As we get farther from the present in predicting technologies the likelihood of being accurate rapidly diminishes. We can extrapolate safely some capabilities based on physical laws however. Physicist Michio Kaku in his book 'Visions, How science will revolutionize the 21st century' tells us about the 'Magic Mirror' from the story of Snow White. One day, perhaps in about 25 years he estimates, computer technology will have advanced to the point where we can easily and successfully interact with it much like it were another person. Mr. Kaku sees us walking up to this 'magic mirror' or taking out our handheld version and asking it any question we could possibly imagine. The system would react to us and respond by searching the immense information at its digital fingertips with amazing speed, finding the information we required quite rapidly and readily. We may ask questions of history, or of science, or of arts and literature. Any information we could imagine would be nearly instantly accessible at our slightest whim. What kind of revolutions will the accurate and rapid exchange of unlimited amounts of information lead to, what kind of technological hurdles will we be able to overcome. Perhaps with technology like this we may find cures to all of societies ailments, pain and suffering and death and aging, and one hopes boredom as well.

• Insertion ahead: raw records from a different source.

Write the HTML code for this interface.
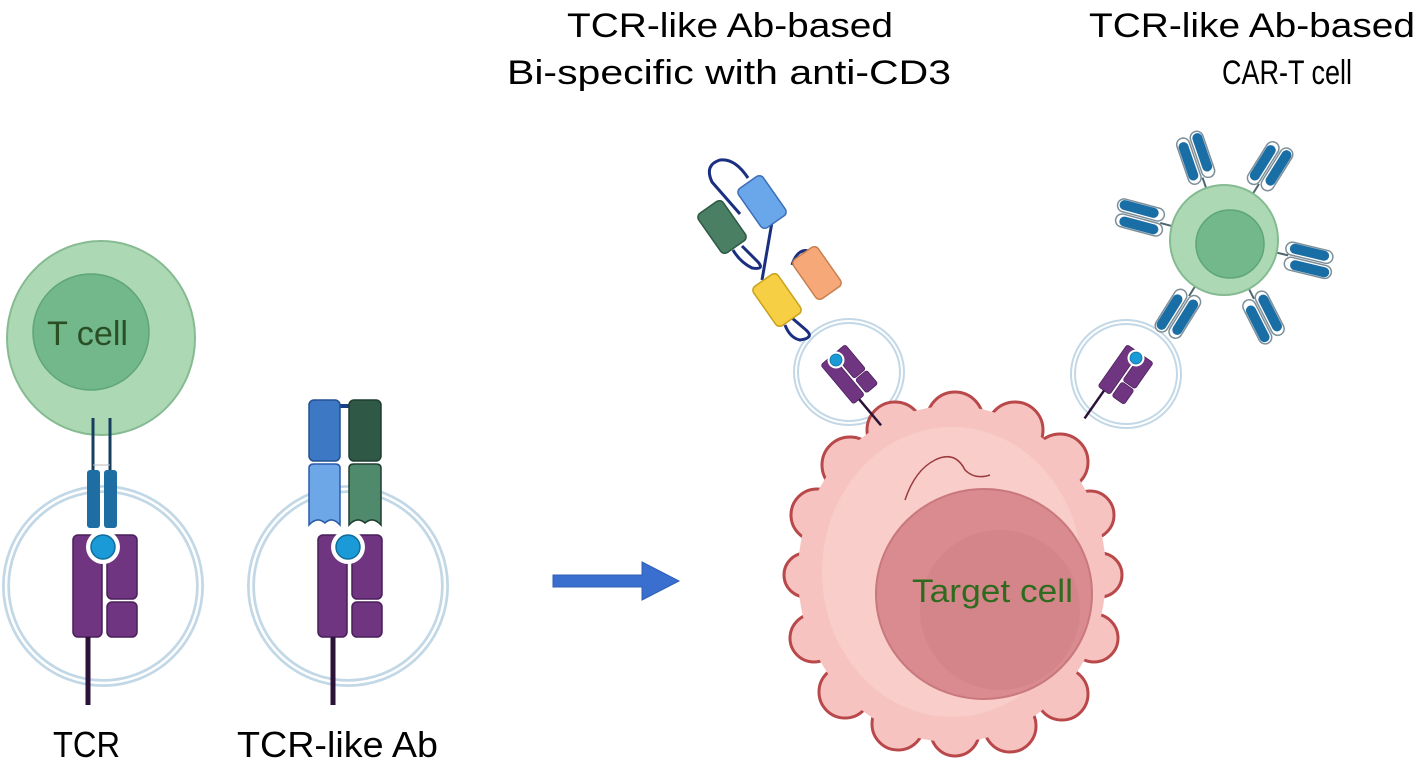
<!DOCTYPE html>
<html><head><meta charset="utf-8"><style>
html,body{margin:0;padding:0;background:#fff;}
svg{display:block;}
text{font-family:"Liberation Sans",sans-serif;}
</style></head><body>
<svg width="1417" height="784" viewBox="0 0 1417 784" xmlns="http://www.w3.org/2000/svg">
<defs>
  <g id="mhc">
    <rect x="-30" y="-12" width="29" height="102" rx="5" fill="#6f3580" stroke="#4a1f5a" stroke-width="1.5"/>
    <rect x="4" y="-12" width="30" height="64" rx="5" fill="#6f3580" stroke="#4a1f5a" stroke-width="1.5"/>
    <rect x="4" y="55" width="30" height="35" rx="5" fill="#6f3580" stroke="#4a1f5a" stroke-width="1.5"/>
    <circle cx="0" cy="0" r="17" fill="#fff"/>
    <circle cx="0" cy="0" r="12" fill="#1a9bd7" stroke="#0f6e9e" stroke-width="1.5"/>
    <line x1="-15" y1="90" x2="-15" y2="158" stroke="#2a1238" stroke-width="5"/>
  </g>
  <g id="car">
    <line x1="52" y1="0" x2="66" y2="0" stroke="#4d6670" stroke-width="2"/>
    <rect x="62" y="-14" width="48" height="13" rx="6.5" fill="#fff" stroke="#7d8f99" stroke-width="1.5"/>
    <rect x="64" y="1" width="48" height="13" rx="6.5" fill="#fff" stroke="#7d8f99" stroke-width="1.5"/>
    <rect x="66" y="-13" width="40" height="10" rx="5" fill="#1a6ea6"/>
    <rect x="70" y="3" width="40" height="10" rx="5" fill="#1a6ea6"/>
  </g>
</defs>

<!-- Titles -->
<text x="567" y="37" font-size="34" textLength="326" lengthAdjust="spacingAndGlyphs" fill="#000">TCR-like Ab-based</text>
<text x="507" y="84" font-size="34" textLength="444" lengthAdjust="spacingAndGlyphs" fill="#000">Bi-specific with anti-CD3</text>
<text x="1089" y="37" font-size="34" textLength="326" lengthAdjust="spacingAndGlyphs" fill="#000">TCR-like Ab-based</text>
<text x="1222" y="84" font-size="34" textLength="130" lengthAdjust="spacingAndGlyphs" fill="#000">CAR-T cell</text>

<!-- T cell -->
<ellipse cx="101" cy="338" rx="94" ry="97" fill="#acd9b4" stroke="#86bb92" stroke-width="2"/>
<circle cx="91" cy="332" r="58" fill="#72b88a" stroke="#5fa577" stroke-width="1.5"/>
<text x="47" y="345" font-size="34" textLength="81" lengthAdjust="spacingAndGlyphs" fill="#2a4f25">T cell</text>

<!-- left ring -->
<circle cx="103" cy="586" r="97" fill="none" stroke="#c2d8e6" stroke-width="8"/>
<circle cx="103" cy="586" r="97" fill="none" stroke="#fff" stroke-width="2.5"/>
<!-- TCR -->
<line x1="93" y1="418" x2="93" y2="472" stroke="#163e5e" stroke-width="3"/>
<line x1="110" y1="418" x2="110" y2="472" stroke="#163e5e" stroke-width="3"/>
<line x1="93" y1="465" x2="110" y2="465" stroke="#bbb" stroke-width="1"/>
<rect x="87" y="470" width="13" height="58" rx="3" fill="#1f6ea3"/>
<rect x="104" y="470" width="13" height="58" rx="3" fill="#1f6ea3"/>
<use href="#mhc" transform="translate(103,547)"/>

<!-- right ring -->
<circle cx="348" cy="586" r="97" fill="none" stroke="#c2d8e6" stroke-width="8"/>
<circle cx="348" cy="586" r="97" fill="none" stroke="#fff" stroke-width="2.5"/>
<!-- Ab -->
<line x1="340" y1="406" x2="350" y2="406" stroke="#1c3f8a" stroke-width="4"/>
<rect x="309" y="400" width="31" height="61" rx="5" fill="#3c78c4" stroke="#24508f" stroke-width="1.5"/>
<rect x="349" y="400" width="32" height="61" rx="5" fill="#2f5847" stroke="#1f3d30" stroke-width="1.5"/>
<path d="M309 468 q0 -4 5 -4 h21 q5 0 5 4 v57 q-8 -9 -15 -2 q-8 -7 -16 2 z" fill="#6ea7e8" stroke="#2a5aa8" stroke-width="1.5"/>
<path d="M349 468 q0 -4 5 -4 h22 q5 0 5 4 v57 q-8 -9 -16 -2 q-8 -7 -16 2 z" fill="#4f8a6c" stroke="#1f3d30" stroke-width="1.5"/>
<use href="#mhc" transform="translate(348,547)"/>

<!-- labels -->
<text x="53" y="757" font-size="36" textLength="67" lengthAdjust="spacingAndGlyphs" fill="#000">TCR</text>
<text x="237" y="757" font-size="36" textLength="201" lengthAdjust="spacingAndGlyphs" fill="#000">TCR-like Ab</text>

<!-- arrow -->
<path d="M553 575 H642 V562 L679 581 L642 600 V587 H553 Z" fill="#3a6fcf" stroke="#2f5fb5" stroke-width="1"/>

<!-- small rings -->
<ellipse cx="849" cy="372" rx="53" ry="51" fill="none" stroke="#c2d8e6" stroke-width="6"/>
<ellipse cx="849" cy="372" rx="53" ry="51" fill="none" stroke="#fff" stroke-width="2"/>
<ellipse cx="1126" cy="374" rx="53" ry="52" fill="none" stroke="#c2d8e6" stroke-width="6"/>
<ellipse cx="1126" cy="374" rx="53" ry="52" fill="none" stroke="#fff" stroke-width="2"/>

<!-- Target cell -->
<g fill="#f6c3c0" stroke="#b9484a" stroke-width="3">
  <circle cx="955" cy="420" r="28"/>
  <circle cx="895" cy="430" r="28"/>
  <circle cx="1015" cy="430" r="28"/>
  <circle cx="850" cy="465" r="28"/>
  <circle cx="1060" cy="462" r="28"/>
  <circle cx="817" cy="515" r="26"/>
  <circle cx="1090" cy="515" r="24"/>
  <circle cx="806" cy="575" r="22"/>
  <circle cx="1100" cy="575" r="22"/>
  <circle cx="814" cy="638" r="24"/>
  <circle cx="1094" cy="638" r="24"/>
  <circle cx="845" cy="692" r="26"/>
  <circle cx="1062" cy="694" r="26"/>
  <circle cx="898" cy="724" r="26"/>
  <circle cx="1010" cy="726" r="26"/>
  <circle cx="955" cy="732" r="24"/>
</g>
<ellipse cx="952" cy="574" rx="154" ry="168" fill="#f6c3c0"/>
<ellipse cx="952" cy="572" rx="130" ry="145" fill="#f8cdca"/>
<path d="M905 500 q10 -30 30 -40 M935 460 q20 -10 30 10 q10 10 25 5" fill="none" stroke="#9c3a3e" stroke-width="1.5"/>
<ellipse cx="984" cy="594" rx="108" ry="105" fill="#d98b8f" stroke="#c9787c" stroke-width="2"/>
<ellipse cx="1000" cy="610" rx="80" ry="80" fill="#d4858a"/>
<text x="912" y="602" font-size="32" textLength="161" lengthAdjust="spacingAndGlyphs" fill="#2e6b1f">Target cell</text>

<!-- MHC on target -->
<use href="#mhc" transform="translate(836,360) rotate(-40) scale(0.5)"/>
<use href="#mhc" transform="translate(1136,358) rotate(35) scale(0.5)"/>

<!-- Bispecific -->
<g fill="none" stroke="#1a2f80" stroke-width="3">
  <path d="M740 214 L712 182 Q704 165 720 160 Q735 158 748 178"/>
  <path d="M742 246 L758 262 Q765 270 752 268 Q740 262 733 250"/>
  <path d="M772 222 L762 280"/>
  <path d="M792 265 Q798 246 812 252 L832 282"/>
  <path d="M792 318 L806 330 Q815 338 800 340 Q790 338 785 325"/>
</g>
<g transform="translate(762,202) rotate(-35)"><rect x="-15" y="-24" width="30" height="48" rx="5" fill="#6aa6ea" stroke="#3c6fb8" stroke-width="1.5"/></g>
<g transform="translate(722,227) rotate(-35)"><rect x="-15" y="-24" width="30" height="48" rx="5" fill="#4a7f63" stroke="#2d5a45" stroke-width="1.5"/></g>
<g transform="translate(777,300) rotate(-35)"><rect x="-15" y="-24" width="30" height="48" rx="5" fill="#f7cf45" stroke="#c9a11b" stroke-width="1.5"/></g>
<g transform="translate(817,273) rotate(-35)"><rect x="-15" y="-24" width="30" height="48" rx="5" fill="#f7a878" stroke="#c98050" stroke-width="1.5"/></g>

<!-- CAR-T -->
<use href="#car" transform="translate(1224,240) rotate(-109)"/>
<use href="#car" transform="translate(1224,240) rotate(-58)"/>
<use href="#car" transform="translate(1224,240) rotate(-165)"/>
<use href="#car" transform="translate(1224,240) rotate(13.5)"/>
<use href="#car" transform="translate(1224,240) rotate(122)"/>
<use href="#car" transform="translate(1224,240) rotate(63)"/>
<ellipse cx="1224" cy="240" rx="54" ry="55" fill="#acd9b4" stroke="#86bb92" stroke-width="2"/>
<circle cx="1230" cy="244" r="34" fill="#72b88a" stroke="#5fa577" stroke-width="1.5"/>
</svg>
</body></html>
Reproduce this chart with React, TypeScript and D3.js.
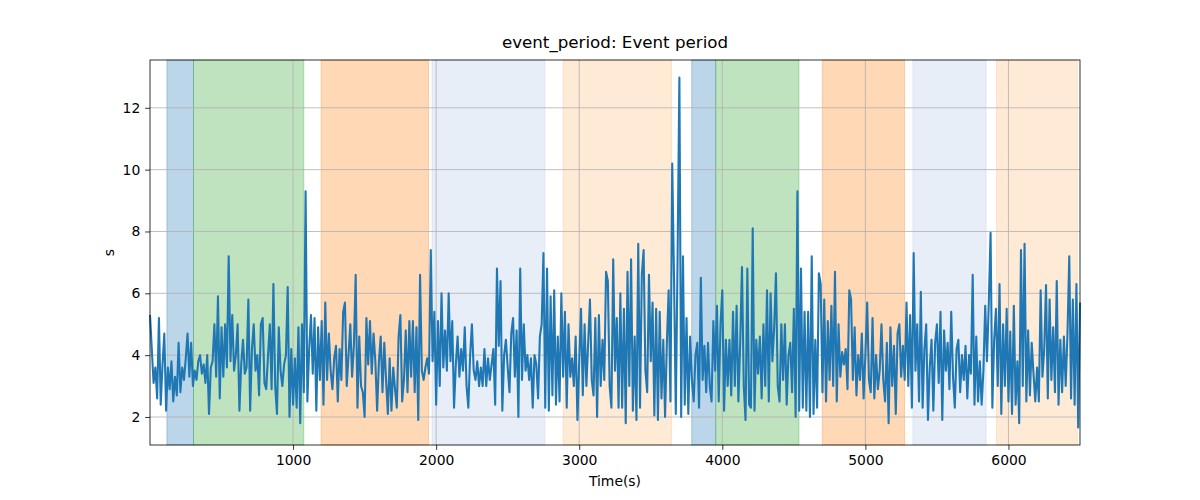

It is difficult to predict where the technology will be 100 years from now. It is highly probably that machines will be far faster and smarter than any human alive, and soon afterward they may be faster and smarter than ALL humans who have ever existed. But the prediction of machines being able to outsmart humans are wildly hyped. After all, calculators have been around for quite sometime that can do complex calculations far faster then any human, and you don't see people running around having nervous breakdowns and identity complexes. But one day in all probability it will happen, for the technology has nowhere to go but up. People my be made nervous by this, but such is true with any new technology. But when it becomes common place, it by definition is not even usually given a second thought.
It is worth mentioning that one hundred years from now we may be surrounded by nanotechnology. We have all probably heard the term and read an article or two about it. There are many problems associated with controlling and communicating and powering billions of billions of sub-microscopic machines. But these hurdles will likely be overcome, and one day, it is hard to tell when, but we will likely have a nanotech assembler. When that happens, it will be possible to build blazingly fast computers a thousand at a time. Eric Drexler, founder of the Foresight institute, (http://www.foresight.org/) in his book 'Engines of Creation: The coming era of nanotechnology' describes one of these machines which is stylistically depicted on the cover. The system would consist of a block of sapphire about the size of a coffee mug, honey combed with circuit lined cooling channels. This machine would be a million times faster than a human brain processing about 10,000,000 terraflops and would need to dissipate a million times as much heat. A high pressure water pipe of equal diameter is bolted to its top, forcing cooling water through the channels to a similar drain pipe below. Power cables supplying fifteen megawatts of energy hang from the front and back of the machine. Data cables drape from the sides moving tremendous amounts of data through the machine. The drain pipe carries away the resulting heat in a three ton per minute flow of boiling hot water. Every ten seconds the machine gobbles two kilowatt-days of electric energy and completes as much design work as a human engineer working eight hours a day for a year.
Such technological advancement right now seems unimaginable, but in all likely something like it will come along. Soon though we will be approaching the limits of conventional chip manufacturing technology. As the sizes are scaled down, the difficulty and importance of conducting heat away rapidly increases. And when the wires and transistors get small enough, quantum mechanical effects take over leaving unstable and unpredictable conventional electronic structures. Set to take the mantle when conventional chips hit that road block may very well be molecular computers. Computing systems that use single molecules for memory and processing, some of which may be organic in nature. Following in the molecular computer footsteps may be nanotechnology constructed computers, Soon after we may see feasible Feynman processors, quantum computers which will utilize inter-dimensional states simultaneously in a sort of wave function frenzy.
The Science Fiction author Arthur C. Clarke once said that 'Any sufficiently advanced technology is indistinguishable from magic.' Of all the things we can imagine today that will be available in the future, there may be a hundred or a thousand times more things that we can not even in our wildest dreams imagine. Science fiction stories in the forties depicted pilots of space ships with slide rules. They could not have fore seen the transistor, or what it would initiate. Likewise equivalent drastic changes may take place in existing fields such as computer technology, or entirely new fields may be born that we today can not even begin to understand. We are at the exciting crest of a wave of technological development, and when the wave recedes, if ever, we may indeed find some of the things that surround us to be indistinguishable from magic.